Low-Income Students and the Perpetuation of Inequality, by Gary A. Berg

Ashgate, 2010, xiv + 198 pp, hbk, 1 409 40154 4, £55.

In the United States of America, ‘college is a principle mechanism through which privilege is passed on from parents to children’ (p.3), and Gary Berg’s study – strong on both quantitative and qualitative data – shows why. The school system doesn’t provide sufficient support for those students whose home backgrounds have disadvantaged their learning and diminished their ambitions; universities’ admissions policies favour the already advantaged, partly because only the wealthy plan the sports which can give students an admissions advantage, especially at elite universities; because financial aid policies are inadequate; and because members of low income groups are more likely to drop out of college because there isn’t adequate support in relation to problems which they might be carrying with them, particularly fragile self-esteem. A chapter which finds that gender and race interlock with low income to create compound disadvantage, and that the rolling back of positive discrimination policies, at the same time as universities have sought wealthy international students in order to appear diverse, is taking the country even further from inclusivity. A case study of a student summer school rams home the point. A chapter on the public image of universities shows that the public no longer expects them to offer social mobility in the way in which it used to be hoped that they would; and the final substantial chapter demonstrates that a degree has less impact on lifetime earnings for a poor student than for a wealthy one, and suggests that the causal link isn’t between family income and future success but is rather between parental characteristics and both quality parenting and income, both of which then have consequences for the would be student. A final chapter reiterates the chapters’ conclusions and suggests that higher education needs to be redesigned for low income students, that universities need to serve their students rather than achieve prestige, and that the United States needs to become a more equal society: ‘America is far to comfortably unequal’ (p.164). A major reason for this inequality is the tax system, in which substantial mortgage cost tax allowances advantage the already wealth and don’t benefit the poor.
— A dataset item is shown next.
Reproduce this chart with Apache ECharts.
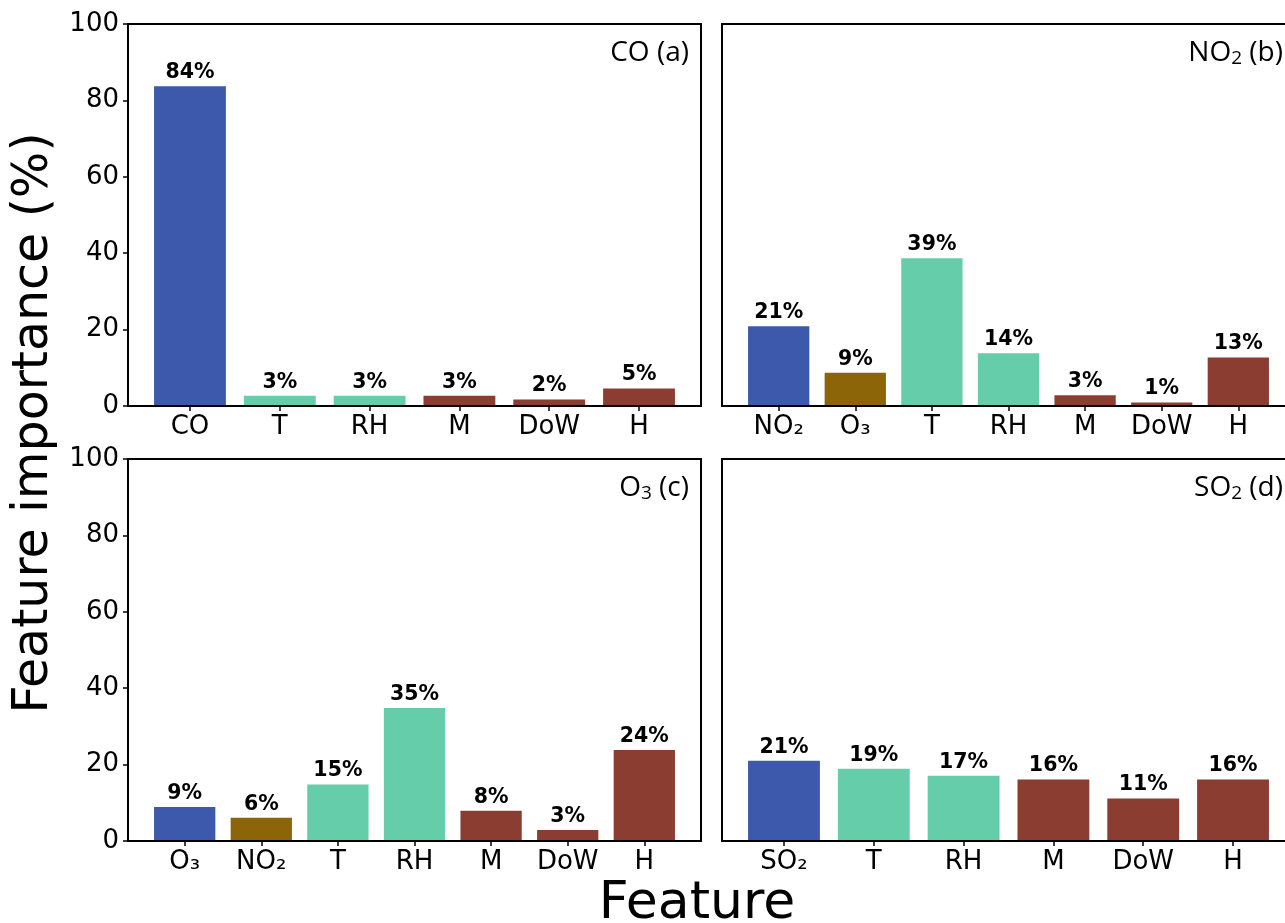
<!DOCTYPE html>
<html>
<head>
<meta charset="utf-8">
<script src="https://cdn.jsdelivr.net/npm/echarts@6/dist/echarts.min.js"></script>
<style>
html,body{margin:0;padding:0;background:#fff;}
#chart{width:1285px;height:923px;}
</style>
</head>
<body>
<div id="chart"></div>
<script>
// ---- data ----
const catsA = ['CO', 'T', 'RH', 'M', 'DoW', 'H'];
const valsA = [83.7, 2.7, 2.7, 2.7, 1.7, 4.6];
const typeA = ['target', 'met', 'met', 'time', 'time', 'time'];

const catsB = ['NO₂', 'O₃', 'T', 'RH', 'M', 'DoW', 'H'];
const valsB = [20.9, 8.7, 38.7, 13.8, 2.8, 0.9, 12.7];
const typeB = ['target', 'other', 'met', 'met', 'time', 'time', 'time'];

const catsC = ['O₃', 'NO₂', 'T', 'RH', 'M', 'DoW', 'H'];
const valsC = [8.9, 6.1, 14.8, 34.8, 7.9, 2.9, 23.8];
const typeC = ['target', 'other', 'met', 'met', 'time', 'time', 'time'];

const catsD = ['SO₂', 'T', 'RH', 'M', 'DoW', 'H'];
const valsD = [21.0, 18.9, 17.1, 16.1, 11.1, 16.1];
const typeD = ['target', 'met', 'met', 'time', 'time', 'time'];

const yTicks = [0, 20, 40, 60, 80, 100];
const titles = [
  {main: 'CO', sub: '', tag: ' (a)'},
  {main: 'NO', sub: '2', tag: ' (b)'},
  {main: 'O', sub: '3', tag: ' (c)'},
  {main: 'SO', sub: '2', tag: ' (d)'}
];
const yName = 'Feature importance (%)';
const xName = 'Feature';

// ---- styling ----
const colorOf = {target: '#3D59AB', other: '#8B6508', met: '#66CDAA', time: '#8B3D32'};
const CW = 1285;
const PW = 573, PH = 382;
const panels = [
  {cats: catsA, vals: valsA, types: typeA, left: 128, top: 24, showY: true},
  {cats: catsB, vals: valsB, types: typeB, left: 722, top: 24, showY: false},
  {cats: catsC, vals: valsC, types: typeC, left: 128, top: 459, showY: true},
  {cats: catsD, vals: valsD, types: typeD, left: 722, top: 459, showY: false}
];
const FONT = 'DejaVu Sans';

const grid = [], xAxis = [], yAxis = [], series = [], title = [];
panels.forEach((p, k) => {
  const n = p.cats.length;
  const margin = 0.05 * (n - 1 + 0.8);
  const idx = p.cats.map((_, i) => i);
  grid.push({left: p.left, top: p.top, width: PW, height: PH, show: true,
    outerBoundsMode: 'none', containLabel: false,
    borderColor: '#000', borderWidth: 2, backgroundColor: 'transparent'});
  xAxis.push({
    type: 'value', gridIndex: k, min: -0.4 - margin, max: n - 1 + 0.4 + margin,
    z: 5,
    axisLine: {show: true, onZero: false, lineStyle: {color: '#000', width: 2}},
    axisTick: {show: true, customValues: idx, length: 5, lineStyle: {color: '#000', width: 1.5}},
    axisLabel: {show: true, customValues: idx, margin: 8, fontSize: 26, fontFamily: FONT, color: '#000',
      formatter: v => p.cats[Math.round(v)]},
    splitLine: {show: false}
  });
  yAxis.push({
    type: 'value', gridIndex: k, min: 0, max: 100, interval: 20, z: 5,
    axisLine: {show: true, onZero: false, lineStyle: {color: '#000', width: 2}},
    axisTick: {show: p.showY, length: 5, lineStyle: {color: '#000', width: 1.5}},
    axisLabel: {show: p.showY, margin: 9, fontSize: 26, fontFamily: FONT, color: '#000'},
    splitLine: {show: false}
  });
  series.push({
    type: 'bar', xAxisIndex: k, yAxisIndex: k, barWidth: '80%',
    data: p.vals.map((v, i) => ({value: [i, v], itemStyle: {color: colorOf[p.types[i]]}})),
    label: {show: true, position: 'top', distance: 3, fontSize: 20.5, fontWeight: 'bold',
      fontFamily: FONT, color: '#000', formatter: q => Math.round(q.value[1]) + '%'}
  });
  const t = titles[k];
  const txt = '{m|' + t.main + '}' + (t.sub ? '{s|' + t.sub + '}' : '') + '{m|' + t.tag + '}';
  title.push({
    text: txt, right: CW - (p.left + PW - 12), top: p.top + 14, padding: 0,
    textStyle: {fontWeight: 'normal', rich: {
      m: {fontSize: 28, fontFamily: 'Open Sans', fontWeight: 'normal', color: '#000', lineHeight: 30},
      s: {fontSize: 19, fontFamily: 'Open Sans', fontWeight: 'normal', color: '#000', lineHeight: 14, verticalAlign: 'bottom'}
    }}
  });
});

const chart = echarts.init(document.getElementById('chart'), null, {renderer: 'canvas'});
chart.setOption({
  animation: false,
  backgroundColor: '#fff',
  title: title,
  grid: grid,
  xAxis: xAxis,
  yAxis: yAxis,
  series: series,
  graphic: [
    {type: 'text', x: 34, y: 423, rotation: Math.PI / 2,
      style: {text: yName, font: '49px "DejaVu Sans"', fill: '#000', align: 'center', verticalAlign: 'middle'}},
    {type: 'text', x: 697, y: 904,
      style: {text: xName, font: '52px "DejaVu Sans"', fill: '#000', align: 'center', verticalAlign: 'middle'}}
  ]
});
</script>
</body>
</html>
This passionate and well-researched study show just how many factors determine a student’s preparedness for university admission and their ability to benefit from higher education. Their own and their family’s incomes are just two of those factors, but these are two factors that a government can do something about. The UK’s new higher education funding regime is going to provide us with more of the difficulties outlined in this book. Again, families’ and students’ incomes are partly functions of government policy. The only conclusion to draw is that the funding of higher education and family income maintenance are policy areas that need to be integrated with each other far more than they are at the moment.